The important Japanese quarterly Tankan survey came in better than expected. However, the forward looking sentiment indicators were weaker, in particular in respect of capex. Furthermore, whilst import prices have risen due to the decline of the Yen, output prices are forecast to forecast to remain stable/decline. Japan’s trade deficit rose to a record US$12.6bn in  November, though was lower than expected as exports rose.

The Chinese Central Bank, the PBoC has been tightening liquidity to reduce lending, contain inflation and limit the rise of property prices. However, the policy seems to have badly affected a number of banks and the PBoC had to provide an emergency cash injection yesterday. So far the cash injection has failed to resolve the credit squeeze, with the 7 day repo rate (which is an indicator of liquidity in the system) rising to 7.6%, over 300 bps higher this week. The fear is that banks will stop lending to each other, triggering a banking crisis. The PBoC will have to act fast and provide further liquidity. The problem is that banks in China are overleveraged with low liquidity levels and sharp increases in interest rates have a material adverse impact. This is certainly an issue which must be watched carefully. Chinese markets declined for the 9th consecutive day today, the longest losing streak in 19 years, according to Bloomberg.

The Chinese HSBC preliminary December manufacturing PMI came in at 50.5, below expectations of 50.9 and Novembers 50.8. It was a 3 month low. However, the more important issue is that the data adds to the suspicion that the recent better than expected export data was inflated. China maintained its forecast for 2014 GDP at 7.5% – there was speculation that it would reduce the forecast to 7.0%.

Overview.
US markets reacted positively to the overly dovish statement by Mr Bernanke, with the DOW closing at a record high yesterday. Markets globally have also reacted positively to the FED’s dovish stance and should continue to rally for the moment. However, I remain cautious, especially as we progress into 2014. Emerging markets look vulnerable. The US 10 year bond yield has risen to 2.93% and seems to be heading for 3.0%.

The agreement reached by EU finance ministers on the so called Banking Union is fraught with problems. It simply will not work as currently agreed. As a result, banks will try to raise capital (if they can) ahead of the ECB’s stress tests, but more likely will be forced to sell assets and reduce the size of their balance sheets by limiting lending.

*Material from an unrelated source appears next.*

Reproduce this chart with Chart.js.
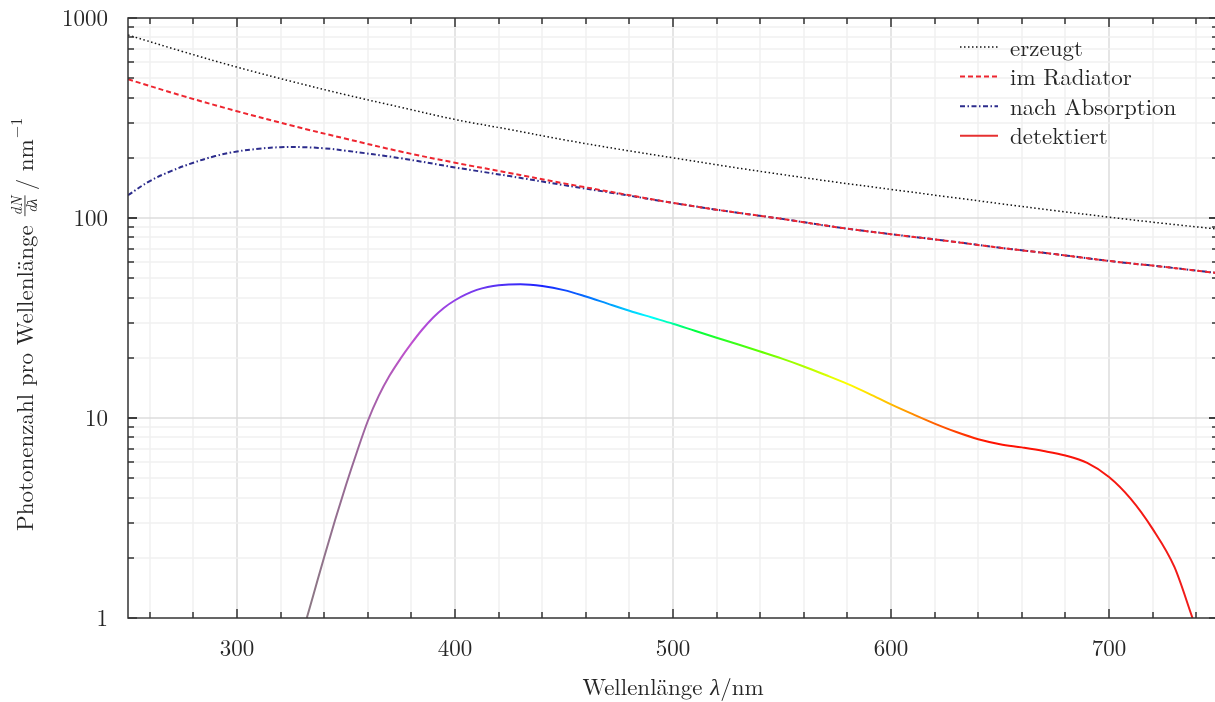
<!DOCTYPE html>
<html>
<head>
<meta charset="utf-8">
<title>Photonenspektrum</title>
<script src="https://cdn.jsdelivr.net/npm/chart.js@4/dist/chart.umd.min.js"></script>
<style>
  html, body { margin: 0; padding: 0; background: #fff; overflow: hidden; }
  #wrap { width: 1218px; height: 702px; }
</style>
</head>
<body>
<div id="wrap"><canvas id="spectrumChart" width="1218" height="702"></canvas></div>
<script>
const FONT = "'Latin Modern Roman', 'CMU Serif', 'Liberation Serif', serif";
const TEXT_COLOR = '#262626';

// wavelength grid (nm) for the two upper curves
const wavelengths = [250, 275, 300, 325, 350, 375, 400, 425, 450, 475, 500,
                     525, 550, 575, 600, 625, 650, 675, 700, 725, 750];
const generated = [822, 680, 568, 482, 413, 358, 311, 277, 246, 221, 200,
                   181, 165, 151, 139, 128, 118, 109, 101, 94, 88];
const inRadiator = [494, 408, 342, 290, 249, 215, 189, 168, 149, 133, 119,
                    108, 99, 90, 83, 77, 71, 66, 61, 57, 53];

// after absorption: denser near the maximum
const absorptionLambda = [250, 260, 270, 280, 290, 300, 310, 320, 330, 340, 350, 375, 400,
                          425, 450, 475, 500, 525, 550, 575, 600, 625, 650, 675, 700, 725, 750];
const afterAbsorption = [130, 153, 172, 189, 204, 215, 222, 226, 226, 223, 217, 199, 179,
                         162, 146, 132, 119, 108, 99, 90, 83, 77, 71, 66, 61, 57, 53];

// detected photons: 5 nm steps on the steep rise, 10 nm after that
const detectedLambda = [332, 335, 340, 345, 350, 355, 360, 365, 370, 375, 380, 385, 390, 395,
                        400, 405, 410, 415, 420, 430, 440, 450, 460, 470, 480, 490, 500,
                        510, 520, 530, 540, 550, 560, 570, 580, 590, 600, 610, 620, 630,
                        640, 650, 660, 670, 680, 690, 700, 710, 720, 730, 738.3];
const detected = [1.0, 1.30, 2.02, 3.09, 4.62, 6.76, 9.66, 12.9, 16.3, 19.8, 23.6, 27.7, 31.8, 35.6,
                  38.8, 41.5, 43.7, 45.2, 46.1, 46.6, 45.7, 43.6, 40.5, 37.3, 34.4, 31.9, 29.6,
                  27.3, 25.2, 23.3, 21.5, 19.8, 18.1, 16.4, 14.8, 13.2, 11.7, 10.45, 9.38, 8.51,
                  7.83, 7.40, 7.13, 6.84, 6.49, 5.96, 5.07, 3.94, 2.79, 1.80, 1.0];

// colour of the detected curve along the spectrum
const spectrumStops = [
  [330, '#8a7a82'], [355, '#9a6898'], [380, '#c050d0'], [400, '#9040e8'],
  [440, '#1a22ff'], [465, '#0080ff'], [490, '#00ffff'], [510, '#00ff40'],
  [540, '#60ff00'], [580, '#ffff00'], [600, '#ffbb00'], [620, '#ff6000'],
  [645, '#ff1000'], [750, '#ee1e1e']
];

const xLabels = [300, 400, 500, 600, 700];
const yLabels = [1, 10, 100, 1000];
const legendLabels = ['erzeugt', 'im Radiator', 'nach Absorption', 'detektiert'];

function toPoints(xs, ys) {
  return xs.map((x, i) => ({ x: x, y: ys[i] }));
}

function spectrumGradient(context) {
  const chart = context.chart;
  const area = chart.chartArea;
  if (!area) return '#ee1e1e';
  const xScale = chart.scales.x;
  const g = chart.ctx.createLinearGradient(area.left, 0, area.right, 0);
  const span = area.right - area.left;
  spectrumStops.forEach(([l, c]) => {
    const t = (xScale.getPixelForValue(l) - area.left) / span;
    g.addColorStop(Math.min(1, Math.max(0, t)), c);
  });
  return g;
}

// grid, frame with inward ticks, labels, titles and legend
const plotDecor = {
  id: 'plotDecor',
  beforeDatasetsDraw(chart) {
    const { ctx, chartArea: a, scales: { x, y } } = chart;
    ctx.save();
    ctx.lineWidth = 1.5;
    for (let v = 260; v < 750; v += 20) {
      const px = Math.round(x.getPixelForValue(v));
      ctx.strokeStyle = v % 100 === 0 ? '#dddddd' : '#f0f0f0';
      ctx.beginPath(); ctx.moveTo(px, a.top); ctx.lineTo(px, a.bottom); ctx.stroke();
    }
    for (let d = 1; d < 1000; d *= 10) {
      for (let m = 1; m <= 9; m++) {
        const v = d * m;
        if (v <= 1) continue;
        const py = Math.round(y.getPixelForValue(v));
        ctx.strokeStyle = m === 1 ? '#dddddd' : '#f0f0f0';
        ctx.beginPath(); ctx.moveTo(a.left, py); ctx.lineTo(a.right, py); ctx.stroke();
      }
    }
    ctx.restore();
  },
  afterDraw(chart) {
    const { ctx, chartArea: a, scales: { x, y } } = chart;
    ctx.save();
    ctx.strokeStyle = '#333';
    ctx.lineWidth = 1.5;
    ctx.strokeRect(a.left, a.top, a.right - a.left, a.bottom - a.top);

    // x ticks on bottom and top
    for (let v = 260; v < 750; v += 20) {
      const px = Math.round(x.getPixelForValue(v));
      const len = v % 100 === 0 ? 9 : 6;
      ctx.beginPath();
      ctx.moveTo(px, a.bottom); ctx.lineTo(px, a.bottom - len);
      ctx.moveTo(px, a.top); ctx.lineTo(px, a.top + len);
      ctx.stroke();
    }
    // y ticks on left and right
    for (let d = 1; d < 1000; d *= 10) {
      for (let m = 1; m <= 10; m++) {
        const v = d * m;
        const py = Math.round(y.getPixelForValue(v));
        const len = (m === 1 || m === 10) ? 9 : 6;
        ctx.beginPath();
        ctx.moveTo(a.left, py); ctx.lineTo(a.left + len, py);
        ctx.moveTo(a.right, py); ctx.lineTo(a.right - len, py);
        ctx.stroke();
      }
    }

    // tick labels
    ctx.fillStyle = TEXT_COLOR;
    ctx.font = `23px ${FONT}`;
    ctx.textAlign = 'center';
    ctx.textBaseline = 'alphabetic';
    xLabels.forEach(v => ctx.fillText(String(v), x.getPixelForValue(v), 656));
    ctx.textAlign = 'right';
    ctx.textBaseline = 'middle';
    yLabels.forEach(v => ctx.fillText(String(v), 108, y.getPixelForValue(v) + 1));

    // x title: Wellenlänge λ/nm
    ctx.textAlign = 'left';
    ctx.textBaseline = 'alphabetic';
    const parts = [['Wellenlänge ', ''], ['λ', 'italic '], ['/nm', '']];
    let total = 0;
    parts.forEach(([t, s]) => { ctx.font = `${s}23px ${FONT}`; total += ctx.measureText(t).width; });
    let tx = 673 - total / 2;
    parts.forEach(([t, s]) => {
      ctx.font = `${s}23px ${FONT}`;
      ctx.fillText(t, tx, 695);
      tx += ctx.measureText(t).width;
    });

    // y title, rotated
    ctx.save();
    ctx.translate(33, 531);
    ctx.rotate(-Math.PI / 2);
    ctx.font = `23px ${FONT}`;
    const main = 'Photonenzahl pro Wellenlänge';
    ctx.fillText(main, 0, 0);
    let ox = ctx.measureText(main).width + 9;
    ctx.font = `italic 15px ${FONT}`;
    const wN = ctx.measureText('dN').width;
    const wL = ctx.measureText('dλ').width;
    const w = Math.max(wN, wL) + 2;
    ctx.fillText('dN', ox + (w - wN) / 2, -11);
    ctx.fillText('dλ', ox + (w - wL) / 2, 4);
    ctx.fillRect(ox, -8.5, w, 0.9);
    ox += w + 5;
    ctx.font = `23px ${FONT}`;
    ctx.fillText('/ nm', ox, 0);
    ox += ctx.measureText('/ nm').width + 1;
    ctx.font = `16px ${FONT}`;
    ctx.fillText('−1', ox, -11);
    ctx.restore();

    // legend
    ctx.font = `23px ${FONT}`;
    chart.data.datasets.forEach((ds, i) => {
      const ly = 47 + i * 29.6;
      ctx.save();
      ctx.strokeStyle = ds.legendColor;
      ctx.lineWidth = ds.borderWidth;
      ctx.setLineDash(ds.borderDash || []);
      ctx.beginPath(); ctx.moveTo(960, ly); ctx.lineTo(998, ly); ctx.stroke();
      ctx.restore();
      ctx.fillText(ds.label, 1010, ly + 8.5);
    });
    ctx.restore();
  }
};

new Chart(document.getElementById('spectrumChart'), {
  type: 'line',
  data: {
    datasets: [
      {
        label: legendLabels[0],
        data: toPoints(wavelengths, generated),
        borderColor: '#111', legendColor: '#111',
        borderWidth: 1.5, borderDash: [1.5, 2.5]
      },
      {
        label: legendLabels[1],
        data: toPoints(wavelengths, inRadiator),
        borderColor: '#ee2630', legendColor: '#ee2630',
        borderWidth: 2, borderDash: [5, 3]
      },
      {
        label: legendLabels[2],
        data: toPoints(absorptionLambda, afterAbsorption),
        borderColor: '#2c2c8c', legendColor: '#2c2c8c',
        borderWidth: 2, borderDash: [5, 2.5, 1.5, 2.5]
      },
      {
        label: legendLabels[3],
        data: toPoints(detectedLambda, detected),
        borderColor: spectrumGradient, legendColor: '#e63030',
        borderWidth: 2,
        cubicInterpolationMode: 'monotone'
      }
    ]
  },
  options: {
    responsive: false,
    animation: false,
    layout: { padding: { top: 18, right: 0, bottom: 0, left: 0 } },
    elements: { point: { radius: 0 }, line: { tension: 0.4 } },
    plugins: { legend: { display: false }, tooltip: { enabled: false } },
    scales: {
      x: {
        type: 'linear', min: 250, max: 750,
        ticks: { display: false, stepSize: 20 },
        grid: { display: false },
        border: { display: false },
        afterFit(scale) { scale.height = 84; }
      },
      y: {
        type: 'logarithmic', min: 1, max: 1000,
        ticks: { display: false },
        grid: { display: false },
        border: { display: false },
        afterFit(scale) { scale.width = 128; }
      }
    }
  },
  plugins: [plotDecor]
});
</script>
</body>
</html>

The ECB will provide liquidity, possibly through a further LTRO and/or a funding for lending scheme as designed by the Bank of England. However, the continued uncertainty makes me particularly cautious of the EZ. S&P downgraded the EU’s credit rating by 1 notch to AA+, from AAA previously, citing worsening creditworthiness amongst the 28 member bloc. The risks in the EZ remain elevated in my opinion.

Minutes from the recent meeting of the Australian Central Bank (RBA) refer to the A$ as “uncomfortably high and a lower level would likely be needed to achieve balanced growth”. However, the RBA is not keen to reduce interest rates, as they are concerned about rising property prices. The governor of the RBA has talked about a rate of US$0.85. The BoE is worried about the rise of Sterling, warning that a further appreciation would hamper the UK’s economic recovery. In Japan, the Bank of Japan (“BoJ”) current asset purchase programme is buying the equivalent of about 70% of new government debt. Inspite of this massive programme, BoJ officials continue to hint that they may increase the rate of purchases to meet their 2.0% inflation target, though kept their bond buying programme unchanged following todays BoJ meeting. I remain bearish on the Yen, in particular against the US$. The Euro having traded around US$1.38, has slipped to around US$1.3660. I remain bearish on the Euro, especially against the US$. The US$ remains my preferred currency into 2014.

May I just take this opportunity to wish you a very merry Christmas and a happy New Year.